Mientras leía esta novela me miraba la cara interna del antebrazo y pensaba en hacerme un tatuaje. Yo, que siempre he aborrecido los tatuajes. Un tatuaje con un símbolo del agua. Y en escritura cuneiforme, para rizar el rizo. Mientras leía esta novela pensaba en el agua. En que la crisis climática es una crisis del agua. Y en que el agua se transforma y una misma gota se puede beber dos veces. ¿Perdón? Mientras leía esta novela aprendía sobre los yazidíes, sobre cómo las minorías perseguidas viven en un tiempo diferente del nuestro. Y, según en el capítulo que estuviera, quería dejarlo todo para convertirme en arqueólogo, irme a vivir a un barco en el Támesis, aprender a detectar manantiales subterráneos y mirar las nubes con la intensidad necesaria para descubrir ríos en el cielo.
Esta es una novela sobre un hombre de origen humilde que a mediados del siglo XIX se convirtió en el descubridor del lenguaje más antiguo de la humanidad. Es una novela sobre una mujer con un pasado traumático que se va a vivir al agua porque piensa que se quiere morir. Es una novela sobre una chica que se está quedando sorda y se embarca con su abuela en el viaje más ilusionante de su vida. Pero, sobre todo, y siempre, es una novela sobre el agua. El agua como bendición y como maldición. Como hilo conductor entre la antigua Mesopotamia y el Londres actual.
Todo se transforma, todo está constantemente transformándose. Como el agua, que pasa de sólido a líquido, de líquido a vapor, y vuelta a empezar, manteniendo su esencia molecular. Permanece años, siglos, encerrada en la tierra repleta de fósiles, para un día subir al cielo y regresar poco después en forma de bruma, niebla, monzón o granizo, o quizá incluso de lágrima, constantemente desplazada y reubicada. «El agua es la inmigrante consumada, atrapada en tránsito, sin tener nunca la posibilidad de asentarse». Quizá por eso le atrae tanto a Zulika, una de las protagonistas de esta novela. Una mujer británica de origen persa que ha dedicado su juventud a estudiar la ciencia del agua y que, como el agua, vive en permanente cambio, sin poder asentarse ni echar raíces en ningún lugar.
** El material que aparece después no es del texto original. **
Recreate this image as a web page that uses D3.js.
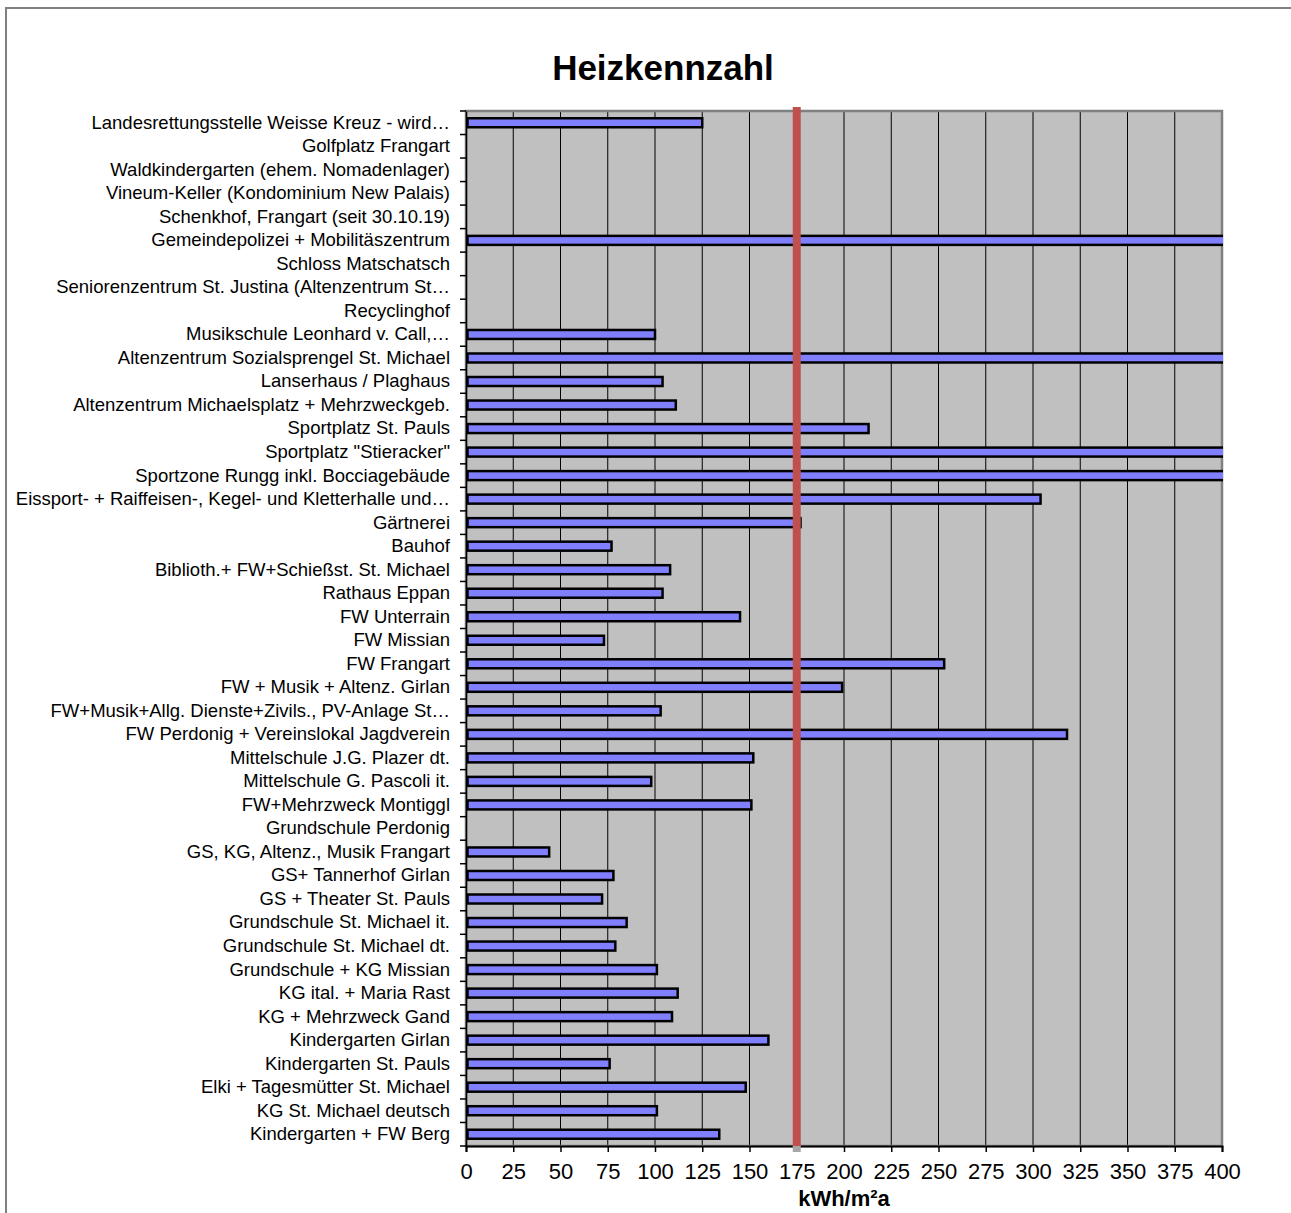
<!DOCTYPE html>
<html>
<head>
<meta charset="utf-8">
<script src="https://cdn.jsdelivr.net/npm/d3@7"></script>
<style>
  html, body { margin: 0; padding: 0; background: #fff; }
  svg { display: block; font-family: "Liberation Sans", Arial, sans-serif; }
</style>
</head>
<body>
<div id="chart"></div>
<script>
"use strict";

// ---------------------------------------------------------------------------
// Data
// ---------------------------------------------------------------------------

const categories = [
  "Landesrettungsstelle Weisse Kreuz - wird…",
  "Golfplatz Frangart",
  "Waldkindergarten (ehem. Nomadenlager)",
  "Vineum-Keller (Kondominium New Palais)",
  "Schenkhof, Frangart (seit 30.10.19)",
  "Gemeindepolizei + Mobilitäszentrum",
  "Schloss Matschatsch",
  "Seniorenzentrum St. Justina (Altenzentrum St…",
  "Recyclinghof",
  "Musikschule Leonhard v. Call,…",
  "Altenzentrum Sozialsprengel St. Michael",
  "Lanserhaus / Plaghaus",
  "Altenzentrum Michaelsplatz + Mehrzweckgeb.",
  "Sportplatz St. Pauls",
  "Sportplatz \"Stieracker\"",
  "Sportzone Rungg inkl. Bocciagebäude",
  "Eissport- + Raiffeisen-, Kegel- und Kletterhalle und…",
  "Gärtnerei",
  "Bauhof",
  "Biblioth.+ FW+Schießst. St. Michael",
  "Rathaus Eppan",
  "FW Unterrain",
  "FW Missian",
  "FW Frangart",
  "FW  + Musik + Altenz. Girlan",
  "FW+Musik+Allg. Dienste+Zivils., PV-Anlage  St…",
  "FW Perdonig + Vereinslokal Jagdverein",
  "Mittelschule J.G. Plazer dt.",
  "Mittelschule G. Pascoli it.",
  "FW+Mehrzweck Montiggl",
  "Grundschule Perdonig",
  "GS, KG, Altenz., Musik Frangart",
  "GS+ Tannerhof Girlan",
  "GS + Theater St. Pauls",
  "Grundschule St. Michael it.",
  "Grundschule St. Michael dt.",
  "Grundschule + KG Missian",
  "KG ital. +  Maria Rast",
  "KG +  Mehrzweck Gand",
  "Kindergarten Girlan",
  "Kindergarten St. Pauls",
  "Elki + Tagesmütter  St. Michael",
  "KG St. Michael deutsch",
  "Kindergarten + FW Berg"
];

// values beyond 400 run off the axis in the original
const values = [
  125, 0, 0, 0, 0, 480, 0, 0, 0, 100,
  470, 104, 111, 213, 520, 450, 304, 177, 77, 108,
  104, 145, 73, 253, 199, 103, 318, 152, 98, 151,
  0, 44, 78, 72, 85, 79, 101, 112, 109, 160,
  76, 148, 101, 134
];

const xTicks = [0, 25, 50, 75, 100, 125, 150, 175, 200, 225, 250, 275, 300, 325, 350, 375, 400];
const limitValue = 175;

// ---------------------------------------------------------------------------
// Layout
// ---------------------------------------------------------------------------

const width = 1291;
const height = 1213;
const margin = { top: 111, right: 69, bottom: 67, left: 466 };
const plotW = width - margin.left - margin.right;
const plotH = height - margin.top - margin.bottom;

const svg = d3.select("#chart")
  .append("svg")
  .attr("width", width)
  .attr("height", height);

// outer chart border
svg.append("rect")
  .attr("x", 6).attr("y", 8)
  .attr("width", width + 20).attr("height", height + 20)
  .attr("fill", "none")
  .attr("stroke", "#808080")
  .attr("stroke-width", 2);

svg.append("text")
  .attr("x", 663).attr("y", 80)
  .attr("text-anchor", "middle")
  .attr("font-size", "35px")
  .attr("font-weight", "bold")
  .text("Heizkennzahl");

const g = svg.append("g")
  .attr("transform", `translate(${margin.left},${margin.top})`);

const x = d3.scaleLinear().domain([0, 400]).range([0, plotW]);
const y = d3.scaleBand().domain(categories).range([0, plotH]);

// plot background
g.append("rect")
  .attr("width", plotW).attr("height", plotH)
  .attr("fill", "#c0c0c0");

// vertical grid lines
g.append("g")
  .selectAll("line")
  .data(xTicks.slice(1, -1))
  .join("line")
  .attr("x1", (d) => x(d)).attr("x2", (d) => x(d))
  .attr("y1", 0).attr("y2", plotH)
  .attr("stroke", "#000")
  .attr("stroke-width", 1);

// plot frame
g.append("rect")
  .attr("width", plotW).attr("height", plotH)
  .attr("fill", "none")
  .attr("stroke", "#808080")
  .attr("stroke-width", 2.5);

// bars
g.append("clipPath").attr("id", "plotclip")
  .append("rect").attr("x", -2).attr("y", 0).attr("width", plotW + 3).attr("height", plotH);

const barH = 9;
g.append("g")
  .attr("clip-path", "url(#plotclip)")
  .selectAll("rect")
  .data(categories.map((c, i) => ({ c, v: values[i] })).filter((d) => d.v > 0))
  .join("rect")
  .attr("x", x(0) + 1.5)
  .attr("y", (d) => y(d.c) + y.bandwidth() / 2 - barH / 2)
  .attr("width", (d) => Math.min(x(d.v), plotW + 10) - 1.5)
  .attr("height", barH)
  .attr("fill", "#8080ff")
  .attr("stroke", "#000")
  .attr("stroke-width", 2.5);

// left axis
const yAxis = g.append("g")
  .call(d3.axisLeft(y).tickSize(0).tickPadding(16));
yAxis.select(".domain").attr("stroke", "#000").attr("stroke-width", 1.5);
yAxis.selectAll("text")
  .attr("font-size", "18.5px")
  .attr("fill", "#000")
  .attr("font-family", "Liberation Sans, Arial, sans-serif");

// tick marks between categories
g.append("g")
  .selectAll("line")
  .data(d3.range(categories.length + 1))
  .join("line")
  .attr("x1", -6).attr("x2", 0)
  .attr("y1", (i) => i * y.step()).attr("y2", (i) => i * y.step())
  .attr("stroke", "#000")
  .attr("stroke-width", 1.5);

// bottom axis
const xAxis = g.append("g")
  .attr("transform", `translate(0,${plotH})`)
  .call(d3.axisBottom(x).tickValues(xTicks).tickSize(6).tickPadding(11).tickFormat(d3.format("d")));
xAxis.select(".domain").attr("stroke", "#000").attr("stroke-width", 2);
xAxis.selectAll("line").attr("stroke", "#000").attr("stroke-width", 1.5);
xAxis.selectAll("text")
  .attr("font-size", "22px")
  .attr("fill", "#000")
  .attr("font-family", "Liberation Sans, Arial, sans-serif");

// limit line
g.append("rect")
  .attr("x", x(limitValue) - 4).attr("y", plotH - 1)
  .attr("width", 8).attr("height", 7)
  .attr("fill", "#a6a6a6");
g.append("line")
  .attr("x1", x(limitValue)).attr("x2", x(limitValue))
  .attr("y1", -4).attr("y2", plotH)
  .attr("stroke", "#c0504d")
  .attr("stroke-width", 8);

svg.append("text")
  .attr("x", margin.left + plotW / 2).attr("y", 1206)
  .attr("text-anchor", "middle")
  .attr("font-size", "22px")
  .attr("font-weight", "bold")
  .text("kWh/m²a");
</script>
</body>
</html>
El agua, como los personajes de esta novela, tiene una asombrosa resiliencia, y al mismo tiempo una gran fragilidad. Elif Shafak, escritora de origen turco, le canta en esta historia al poder transformador de las canciones. Necesitamos las canciones como el agua y el pan. La música, la belleza, las historias. Sin ellas nuestra imaginación se marchita y se muere. Nuestra capacidad de sentir asombro y curiosidad se apaga.
Hay ríos en el cielo es lírica, delicada, sensorial, apasionada. Es un gozo continuo de lectura. Da ganas de hacer cosas un poco locas y te hace vivir en un tiempo paralelo, el tiempo de los cuentos. Porque «el tiempo de los relojes, por muy preciso que pretenda ser, está distorsionado y es engañoso. Discurre con la falsa impresión de que todo avanza firmemente hacia delante y que, por lo tanto, el futuro siempre será mejor que el pasado. El tiempo de los cuentos entiende la fragilidad de la paz, la mutabilidad de las circunstancias, los peligros que acechan en la noche, pero también aprecia los pequeños actos de bondad. Por eso las minorías no viven en el tiempo de los relojes. Viven en el tiempo de los cuentos».